Return Malaysia To Its Glory Days

It was joy that filled the hearts on many Malaysians, especially Catholics, when Malaysia announced bilateral diplomatic relations with the Holy See in 2011.

This gesture exhibited the Malaysian government’s seriousness in promoting better understanding and harmony amongst its people of various religions.

The appointment of the Apostolic Nuncio, His Excellency Archbishop Joseph Marino, as representative of the Holy See to Malaysia was formalised when he presented his credentials to the Yang Di Pertuan Agong.

His official welcome at the Cathedral of St John, Kuala Lumpur signified that he was also the Pope’s representative to the Catholic community in Malaysia. He was warmly greeted by the people of Malaysia and the diplomatic community.

In the recent course of events, whilst describing the Fact Sheet, prepared by the Christian Federation of Malaysia (CFM) as “sensible and logical”, the Nuncio was misunderstood and drew the wrath of Muslim ultra conservative groups like Perkasa and Jati.
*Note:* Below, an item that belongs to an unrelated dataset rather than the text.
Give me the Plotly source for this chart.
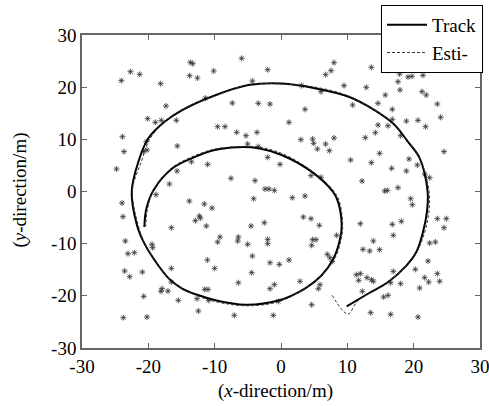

They immediately called for his apology, censure and expulsion. The Minister of Foreign Affairs summoned the Nuncio for clarification.

As an outcome of that meeting, the Nuncio apologized to the Honourable Minister for the misunderstandings and inconveniences. He had clearly stated that the “Allah” case was an internal matter. Both the Minister and Nuncio agreed to work together to improve bilateral relations.

On 19 July 2013, a group of people from Perkasa and Jati broke through police barricade to demonstrate and violate the property of the Apostolic Nunciature. They not only handed a memorandum but also pasted the same on the guard house whilst police looked on.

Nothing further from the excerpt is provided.